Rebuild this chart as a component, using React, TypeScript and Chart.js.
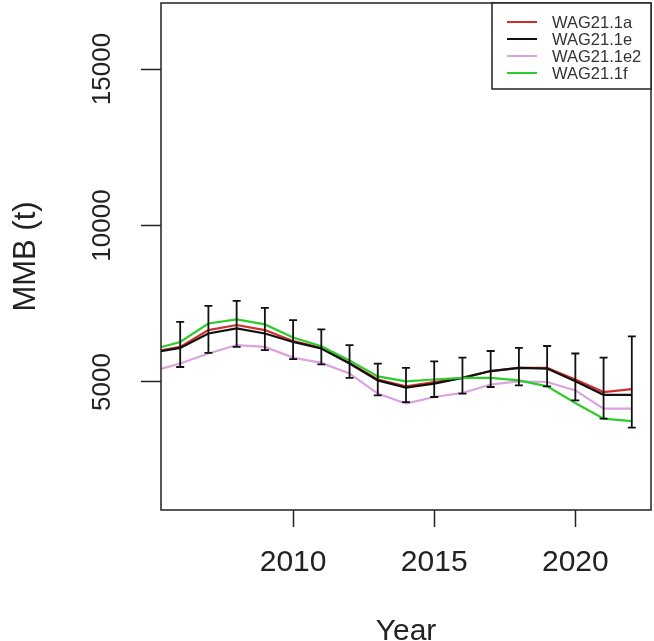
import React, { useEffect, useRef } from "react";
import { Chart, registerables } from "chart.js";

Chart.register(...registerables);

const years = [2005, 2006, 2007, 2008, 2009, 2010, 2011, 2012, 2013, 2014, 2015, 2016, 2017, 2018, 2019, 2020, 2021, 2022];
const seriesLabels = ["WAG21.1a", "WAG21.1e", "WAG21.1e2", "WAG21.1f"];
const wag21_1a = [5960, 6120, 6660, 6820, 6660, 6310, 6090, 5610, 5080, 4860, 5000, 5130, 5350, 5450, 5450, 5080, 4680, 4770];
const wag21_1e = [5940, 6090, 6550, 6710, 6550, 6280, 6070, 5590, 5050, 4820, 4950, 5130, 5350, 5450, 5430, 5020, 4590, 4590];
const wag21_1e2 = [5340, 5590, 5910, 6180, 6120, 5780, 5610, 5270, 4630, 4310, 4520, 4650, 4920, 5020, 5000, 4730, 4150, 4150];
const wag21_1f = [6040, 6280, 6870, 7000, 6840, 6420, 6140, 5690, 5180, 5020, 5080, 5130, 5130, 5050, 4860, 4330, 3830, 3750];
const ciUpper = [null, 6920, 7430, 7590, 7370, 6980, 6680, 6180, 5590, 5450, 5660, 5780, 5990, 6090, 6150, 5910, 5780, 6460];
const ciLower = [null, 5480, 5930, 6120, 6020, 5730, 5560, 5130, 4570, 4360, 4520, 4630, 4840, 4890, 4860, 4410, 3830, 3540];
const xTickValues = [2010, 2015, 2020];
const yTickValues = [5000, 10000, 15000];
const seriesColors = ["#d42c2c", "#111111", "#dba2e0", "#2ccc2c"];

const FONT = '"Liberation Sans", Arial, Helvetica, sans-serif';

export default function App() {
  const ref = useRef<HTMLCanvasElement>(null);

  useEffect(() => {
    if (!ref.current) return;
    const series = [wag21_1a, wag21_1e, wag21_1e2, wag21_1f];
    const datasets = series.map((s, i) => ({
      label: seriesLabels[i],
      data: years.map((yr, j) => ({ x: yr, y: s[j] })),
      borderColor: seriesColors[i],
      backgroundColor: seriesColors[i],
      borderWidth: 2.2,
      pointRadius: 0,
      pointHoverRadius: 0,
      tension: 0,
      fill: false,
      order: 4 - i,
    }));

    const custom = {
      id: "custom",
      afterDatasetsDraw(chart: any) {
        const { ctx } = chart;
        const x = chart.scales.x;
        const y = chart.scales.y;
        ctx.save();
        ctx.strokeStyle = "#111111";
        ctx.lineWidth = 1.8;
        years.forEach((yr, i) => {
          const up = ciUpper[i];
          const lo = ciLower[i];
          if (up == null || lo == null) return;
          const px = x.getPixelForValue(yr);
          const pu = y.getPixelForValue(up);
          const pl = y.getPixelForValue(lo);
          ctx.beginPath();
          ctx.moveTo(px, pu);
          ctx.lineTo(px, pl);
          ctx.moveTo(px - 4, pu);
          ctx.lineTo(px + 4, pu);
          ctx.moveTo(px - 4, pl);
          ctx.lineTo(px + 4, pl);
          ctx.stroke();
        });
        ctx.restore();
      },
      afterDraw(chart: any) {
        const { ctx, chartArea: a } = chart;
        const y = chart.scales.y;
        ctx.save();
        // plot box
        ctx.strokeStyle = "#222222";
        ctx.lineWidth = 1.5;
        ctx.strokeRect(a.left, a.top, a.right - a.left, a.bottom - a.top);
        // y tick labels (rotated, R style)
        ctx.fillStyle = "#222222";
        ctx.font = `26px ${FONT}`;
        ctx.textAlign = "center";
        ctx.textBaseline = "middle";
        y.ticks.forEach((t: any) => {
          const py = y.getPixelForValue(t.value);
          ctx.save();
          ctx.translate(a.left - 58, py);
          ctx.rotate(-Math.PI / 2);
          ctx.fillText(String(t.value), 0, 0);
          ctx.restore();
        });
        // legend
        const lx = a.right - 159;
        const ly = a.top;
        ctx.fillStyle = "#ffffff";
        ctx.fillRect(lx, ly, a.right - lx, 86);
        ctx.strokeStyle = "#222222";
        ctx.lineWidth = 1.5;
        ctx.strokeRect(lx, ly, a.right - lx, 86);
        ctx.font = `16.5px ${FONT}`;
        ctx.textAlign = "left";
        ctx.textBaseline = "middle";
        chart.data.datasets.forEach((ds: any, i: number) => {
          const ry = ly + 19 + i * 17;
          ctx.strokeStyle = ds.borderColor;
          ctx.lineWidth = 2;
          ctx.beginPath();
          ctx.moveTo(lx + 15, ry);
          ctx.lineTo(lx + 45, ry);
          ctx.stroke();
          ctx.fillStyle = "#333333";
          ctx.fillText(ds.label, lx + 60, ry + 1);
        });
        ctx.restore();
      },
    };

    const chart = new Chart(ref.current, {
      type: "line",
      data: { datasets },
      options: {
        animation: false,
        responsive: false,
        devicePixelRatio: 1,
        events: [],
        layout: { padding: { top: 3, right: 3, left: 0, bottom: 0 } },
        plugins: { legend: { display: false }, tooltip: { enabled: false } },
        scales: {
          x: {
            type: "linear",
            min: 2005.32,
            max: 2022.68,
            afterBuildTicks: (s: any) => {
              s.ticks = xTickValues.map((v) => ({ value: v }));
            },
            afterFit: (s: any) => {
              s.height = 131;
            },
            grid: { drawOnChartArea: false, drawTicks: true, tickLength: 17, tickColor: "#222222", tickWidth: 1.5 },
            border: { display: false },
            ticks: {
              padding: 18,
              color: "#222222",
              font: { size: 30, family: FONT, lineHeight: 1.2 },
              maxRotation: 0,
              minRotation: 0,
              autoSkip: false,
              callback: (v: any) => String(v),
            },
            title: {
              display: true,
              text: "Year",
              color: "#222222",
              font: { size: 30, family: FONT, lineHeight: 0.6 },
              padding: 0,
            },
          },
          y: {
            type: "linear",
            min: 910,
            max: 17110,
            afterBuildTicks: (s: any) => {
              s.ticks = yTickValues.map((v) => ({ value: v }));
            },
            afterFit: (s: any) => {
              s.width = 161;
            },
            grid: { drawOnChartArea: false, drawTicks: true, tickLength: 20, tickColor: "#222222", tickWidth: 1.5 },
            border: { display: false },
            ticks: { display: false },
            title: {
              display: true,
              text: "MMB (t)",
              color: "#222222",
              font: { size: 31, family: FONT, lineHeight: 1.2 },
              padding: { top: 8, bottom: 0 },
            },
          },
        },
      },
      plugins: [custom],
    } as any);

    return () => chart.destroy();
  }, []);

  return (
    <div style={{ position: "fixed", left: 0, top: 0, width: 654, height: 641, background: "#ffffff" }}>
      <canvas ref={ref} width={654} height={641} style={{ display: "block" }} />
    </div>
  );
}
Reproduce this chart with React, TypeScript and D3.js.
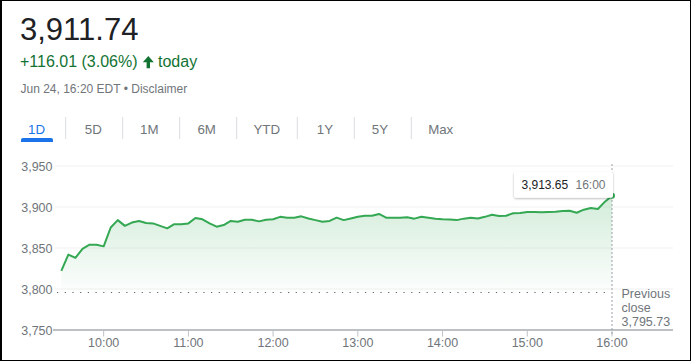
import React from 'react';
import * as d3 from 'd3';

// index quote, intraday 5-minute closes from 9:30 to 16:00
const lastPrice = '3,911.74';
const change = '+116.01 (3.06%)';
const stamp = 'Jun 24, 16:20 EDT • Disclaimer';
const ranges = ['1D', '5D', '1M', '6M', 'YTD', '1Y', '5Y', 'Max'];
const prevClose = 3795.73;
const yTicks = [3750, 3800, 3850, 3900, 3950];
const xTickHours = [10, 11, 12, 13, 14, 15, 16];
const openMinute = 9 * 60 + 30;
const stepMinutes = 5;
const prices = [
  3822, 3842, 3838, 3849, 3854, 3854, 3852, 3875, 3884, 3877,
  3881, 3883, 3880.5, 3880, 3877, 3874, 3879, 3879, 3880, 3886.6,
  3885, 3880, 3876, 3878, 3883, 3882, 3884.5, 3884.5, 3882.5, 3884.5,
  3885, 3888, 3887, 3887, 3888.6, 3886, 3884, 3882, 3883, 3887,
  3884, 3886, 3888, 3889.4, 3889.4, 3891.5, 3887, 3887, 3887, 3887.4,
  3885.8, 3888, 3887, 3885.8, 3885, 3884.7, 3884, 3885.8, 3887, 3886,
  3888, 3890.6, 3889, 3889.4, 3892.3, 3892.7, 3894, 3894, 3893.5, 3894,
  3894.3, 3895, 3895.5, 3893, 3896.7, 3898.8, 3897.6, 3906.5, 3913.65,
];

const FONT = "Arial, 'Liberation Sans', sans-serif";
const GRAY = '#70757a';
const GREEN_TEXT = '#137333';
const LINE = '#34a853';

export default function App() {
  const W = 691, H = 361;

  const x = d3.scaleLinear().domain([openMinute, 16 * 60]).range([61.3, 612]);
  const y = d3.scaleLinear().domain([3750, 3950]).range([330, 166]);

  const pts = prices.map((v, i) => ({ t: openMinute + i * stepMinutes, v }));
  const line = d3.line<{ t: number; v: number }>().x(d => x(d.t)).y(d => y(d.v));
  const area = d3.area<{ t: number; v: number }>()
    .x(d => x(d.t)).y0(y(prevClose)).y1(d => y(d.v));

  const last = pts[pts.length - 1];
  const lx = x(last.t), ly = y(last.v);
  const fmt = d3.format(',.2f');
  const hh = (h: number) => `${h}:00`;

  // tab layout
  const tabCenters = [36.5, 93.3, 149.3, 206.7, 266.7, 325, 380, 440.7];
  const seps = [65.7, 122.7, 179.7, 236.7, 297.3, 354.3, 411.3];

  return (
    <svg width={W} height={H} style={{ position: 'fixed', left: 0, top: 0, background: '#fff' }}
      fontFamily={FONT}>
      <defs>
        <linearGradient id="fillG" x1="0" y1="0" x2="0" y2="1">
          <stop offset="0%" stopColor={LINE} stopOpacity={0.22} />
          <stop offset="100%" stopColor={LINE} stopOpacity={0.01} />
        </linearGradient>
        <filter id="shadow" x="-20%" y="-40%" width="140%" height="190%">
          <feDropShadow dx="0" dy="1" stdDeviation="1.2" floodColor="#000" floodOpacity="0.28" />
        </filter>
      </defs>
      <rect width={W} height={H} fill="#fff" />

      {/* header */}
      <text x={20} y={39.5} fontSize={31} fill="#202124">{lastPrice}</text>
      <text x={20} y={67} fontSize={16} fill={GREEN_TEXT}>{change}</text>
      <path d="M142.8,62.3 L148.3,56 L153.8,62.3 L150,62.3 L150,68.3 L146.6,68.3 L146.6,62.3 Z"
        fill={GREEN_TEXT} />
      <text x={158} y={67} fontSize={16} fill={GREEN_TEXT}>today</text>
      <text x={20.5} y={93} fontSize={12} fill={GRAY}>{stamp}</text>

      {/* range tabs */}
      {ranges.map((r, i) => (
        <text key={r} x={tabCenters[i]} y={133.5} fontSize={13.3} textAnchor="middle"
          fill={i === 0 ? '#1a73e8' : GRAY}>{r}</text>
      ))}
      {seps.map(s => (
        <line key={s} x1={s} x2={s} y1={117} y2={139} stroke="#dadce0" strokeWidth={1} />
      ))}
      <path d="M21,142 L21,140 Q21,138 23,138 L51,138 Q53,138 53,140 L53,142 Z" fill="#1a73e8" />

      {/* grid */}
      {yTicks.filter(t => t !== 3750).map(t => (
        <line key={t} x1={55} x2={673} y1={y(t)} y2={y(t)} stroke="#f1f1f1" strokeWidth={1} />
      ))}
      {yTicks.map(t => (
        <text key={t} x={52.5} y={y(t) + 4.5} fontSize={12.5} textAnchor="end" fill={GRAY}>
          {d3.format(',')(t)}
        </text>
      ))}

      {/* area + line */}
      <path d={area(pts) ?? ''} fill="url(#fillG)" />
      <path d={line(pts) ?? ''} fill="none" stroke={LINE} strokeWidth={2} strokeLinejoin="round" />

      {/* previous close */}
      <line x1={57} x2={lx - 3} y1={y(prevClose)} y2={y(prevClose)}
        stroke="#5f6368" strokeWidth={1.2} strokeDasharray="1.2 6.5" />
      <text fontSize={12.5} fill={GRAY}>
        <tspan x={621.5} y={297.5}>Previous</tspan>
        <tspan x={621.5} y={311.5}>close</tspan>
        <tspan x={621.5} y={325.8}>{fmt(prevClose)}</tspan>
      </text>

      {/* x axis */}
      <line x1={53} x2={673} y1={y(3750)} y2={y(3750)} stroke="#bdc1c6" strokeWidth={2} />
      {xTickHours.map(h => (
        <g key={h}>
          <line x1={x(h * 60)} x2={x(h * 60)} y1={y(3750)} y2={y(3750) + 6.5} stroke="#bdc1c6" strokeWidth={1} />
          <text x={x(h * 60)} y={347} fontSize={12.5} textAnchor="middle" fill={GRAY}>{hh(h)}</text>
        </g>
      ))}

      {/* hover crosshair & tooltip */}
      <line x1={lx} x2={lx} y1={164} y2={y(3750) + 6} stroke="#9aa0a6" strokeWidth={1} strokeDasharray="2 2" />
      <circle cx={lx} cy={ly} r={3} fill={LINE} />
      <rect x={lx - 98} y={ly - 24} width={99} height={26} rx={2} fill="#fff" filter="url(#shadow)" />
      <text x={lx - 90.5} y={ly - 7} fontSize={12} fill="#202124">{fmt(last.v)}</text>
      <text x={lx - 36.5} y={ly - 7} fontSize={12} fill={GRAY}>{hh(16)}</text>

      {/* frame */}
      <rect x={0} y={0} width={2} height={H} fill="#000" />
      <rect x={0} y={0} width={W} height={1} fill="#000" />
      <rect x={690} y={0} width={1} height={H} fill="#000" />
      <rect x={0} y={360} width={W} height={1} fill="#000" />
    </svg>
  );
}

* * *

### Exercise objective
Read through the entries and copy each line in which "this" appears.

### Response to the exercise
Rebuild this chart as a component, using React, TypeScript and Chart.js.
Reproduce this chart with React, TypeScript and D3.js.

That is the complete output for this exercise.